Retype the opening lines of the data exactly, stopping after the line that contains "y_ticks = [0, 20, 40, 60, 80, 100]". Skip every picture.
— start of Data provided —
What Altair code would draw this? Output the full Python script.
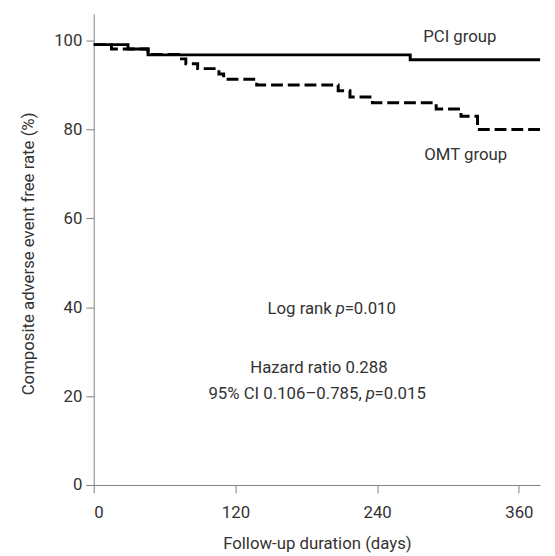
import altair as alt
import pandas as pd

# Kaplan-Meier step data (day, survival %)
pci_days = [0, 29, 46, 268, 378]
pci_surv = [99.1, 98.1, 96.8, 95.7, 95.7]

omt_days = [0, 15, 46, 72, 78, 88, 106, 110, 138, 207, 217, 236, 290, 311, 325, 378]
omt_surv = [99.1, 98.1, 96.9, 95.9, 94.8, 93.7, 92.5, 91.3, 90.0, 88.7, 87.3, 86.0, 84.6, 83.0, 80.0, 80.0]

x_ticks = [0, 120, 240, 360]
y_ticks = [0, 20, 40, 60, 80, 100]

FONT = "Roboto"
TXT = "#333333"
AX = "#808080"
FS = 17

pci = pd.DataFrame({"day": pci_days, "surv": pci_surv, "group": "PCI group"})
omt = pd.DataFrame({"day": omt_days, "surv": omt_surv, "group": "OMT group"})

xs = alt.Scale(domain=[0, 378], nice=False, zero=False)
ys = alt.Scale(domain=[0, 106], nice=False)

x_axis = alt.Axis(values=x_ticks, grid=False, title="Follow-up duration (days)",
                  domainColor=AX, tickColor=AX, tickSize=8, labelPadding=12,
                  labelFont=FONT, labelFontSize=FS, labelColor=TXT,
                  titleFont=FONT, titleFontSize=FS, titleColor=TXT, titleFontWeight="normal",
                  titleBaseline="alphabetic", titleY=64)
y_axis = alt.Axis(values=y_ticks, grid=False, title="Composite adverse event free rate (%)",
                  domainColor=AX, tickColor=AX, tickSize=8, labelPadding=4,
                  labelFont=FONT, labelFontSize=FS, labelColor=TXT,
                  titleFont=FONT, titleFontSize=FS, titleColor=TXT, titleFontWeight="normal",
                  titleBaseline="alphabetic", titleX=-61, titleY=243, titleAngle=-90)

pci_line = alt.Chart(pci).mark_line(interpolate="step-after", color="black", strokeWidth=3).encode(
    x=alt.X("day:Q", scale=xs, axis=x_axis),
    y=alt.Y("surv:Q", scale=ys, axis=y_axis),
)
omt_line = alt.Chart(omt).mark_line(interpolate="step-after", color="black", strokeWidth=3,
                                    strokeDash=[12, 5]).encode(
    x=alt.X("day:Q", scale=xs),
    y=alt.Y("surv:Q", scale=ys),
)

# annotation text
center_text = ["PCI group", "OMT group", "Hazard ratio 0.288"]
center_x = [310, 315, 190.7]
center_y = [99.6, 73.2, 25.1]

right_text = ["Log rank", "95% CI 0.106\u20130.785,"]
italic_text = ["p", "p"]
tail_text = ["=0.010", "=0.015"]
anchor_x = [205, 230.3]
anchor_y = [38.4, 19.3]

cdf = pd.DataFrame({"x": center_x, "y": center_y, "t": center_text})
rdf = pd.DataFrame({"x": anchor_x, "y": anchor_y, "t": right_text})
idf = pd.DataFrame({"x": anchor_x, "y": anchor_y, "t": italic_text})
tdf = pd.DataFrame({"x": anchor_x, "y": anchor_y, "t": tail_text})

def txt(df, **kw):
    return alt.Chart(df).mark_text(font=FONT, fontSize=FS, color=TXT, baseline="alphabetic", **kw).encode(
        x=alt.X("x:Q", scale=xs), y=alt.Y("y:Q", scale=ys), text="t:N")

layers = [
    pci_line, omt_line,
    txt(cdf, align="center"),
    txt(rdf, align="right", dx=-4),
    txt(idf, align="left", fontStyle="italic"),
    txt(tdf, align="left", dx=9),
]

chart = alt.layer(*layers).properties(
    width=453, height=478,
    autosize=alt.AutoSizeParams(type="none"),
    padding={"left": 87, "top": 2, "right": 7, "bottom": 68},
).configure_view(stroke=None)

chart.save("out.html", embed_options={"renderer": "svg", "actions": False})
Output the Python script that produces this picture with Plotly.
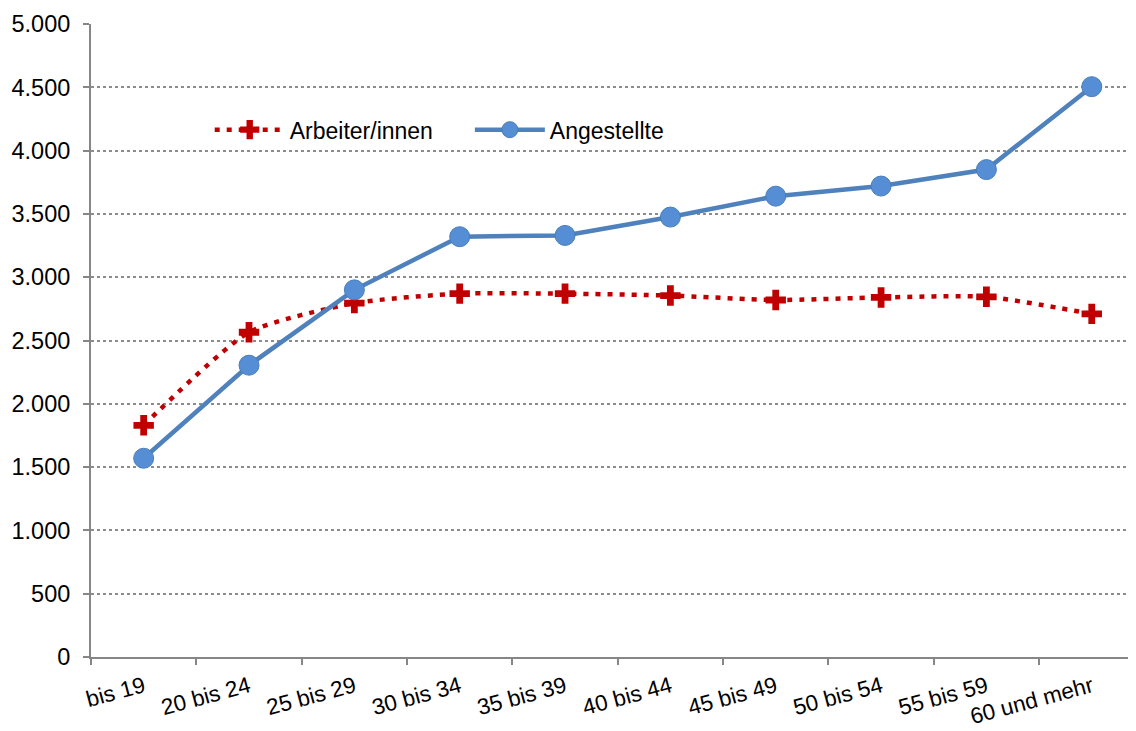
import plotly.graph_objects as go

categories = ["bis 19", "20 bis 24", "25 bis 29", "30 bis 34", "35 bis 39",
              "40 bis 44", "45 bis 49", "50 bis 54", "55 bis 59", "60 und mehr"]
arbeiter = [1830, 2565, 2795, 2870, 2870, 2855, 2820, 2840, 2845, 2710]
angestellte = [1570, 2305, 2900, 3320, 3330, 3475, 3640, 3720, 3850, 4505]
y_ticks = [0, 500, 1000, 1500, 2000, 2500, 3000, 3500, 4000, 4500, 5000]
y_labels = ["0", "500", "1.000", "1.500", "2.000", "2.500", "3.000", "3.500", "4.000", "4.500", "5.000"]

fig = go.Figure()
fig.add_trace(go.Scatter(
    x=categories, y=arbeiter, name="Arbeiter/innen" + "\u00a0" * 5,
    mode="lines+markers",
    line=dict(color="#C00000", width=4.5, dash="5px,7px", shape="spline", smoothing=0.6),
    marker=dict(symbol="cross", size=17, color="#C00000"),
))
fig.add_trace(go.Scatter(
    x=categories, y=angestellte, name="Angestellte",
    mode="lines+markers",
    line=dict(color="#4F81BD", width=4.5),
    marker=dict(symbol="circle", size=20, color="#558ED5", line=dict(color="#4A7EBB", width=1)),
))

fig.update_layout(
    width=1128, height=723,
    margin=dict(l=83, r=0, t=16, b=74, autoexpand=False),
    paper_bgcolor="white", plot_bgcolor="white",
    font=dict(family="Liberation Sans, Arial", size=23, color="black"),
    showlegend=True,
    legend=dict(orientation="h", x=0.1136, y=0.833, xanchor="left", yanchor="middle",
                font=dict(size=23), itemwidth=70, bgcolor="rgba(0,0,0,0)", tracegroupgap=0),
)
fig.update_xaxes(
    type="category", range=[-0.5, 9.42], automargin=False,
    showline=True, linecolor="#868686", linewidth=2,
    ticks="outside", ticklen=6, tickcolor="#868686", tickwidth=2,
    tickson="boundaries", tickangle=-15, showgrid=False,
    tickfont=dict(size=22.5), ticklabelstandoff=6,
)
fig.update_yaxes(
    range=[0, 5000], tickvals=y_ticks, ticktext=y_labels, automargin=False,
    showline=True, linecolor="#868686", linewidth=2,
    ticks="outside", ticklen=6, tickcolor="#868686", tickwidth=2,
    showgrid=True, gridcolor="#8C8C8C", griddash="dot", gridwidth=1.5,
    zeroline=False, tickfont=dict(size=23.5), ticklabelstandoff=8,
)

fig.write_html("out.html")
— end of Data provided —
### Answer for this exercise:
What Altair code would draw this? Output the full Python script.
import altair as alt
import pandas as pd

# Kaplan-Meier step data (day, survival %)
pci_days = [0, 29, 46, 268, 378]
pci_surv = [99.1, 98.1, 96.8, 95.7, 95.7]

omt_days = [0, 15, 46, 72, 78, 88, 106, 110, 138, 207, 217, 236, 290, 311, 325, 378]
omt_surv = [99.1, 98.1, 96.9, 95.9, 94.8, 93.7, 92.5, 91.3, 90.0, 88.7, 87.3, 86.0, 84.6, 83.0, 80.0, 80.0]

x_ticks = [0, 120, 240, 360]
y_ticks = [0, 20, 40, 60, 80, 100]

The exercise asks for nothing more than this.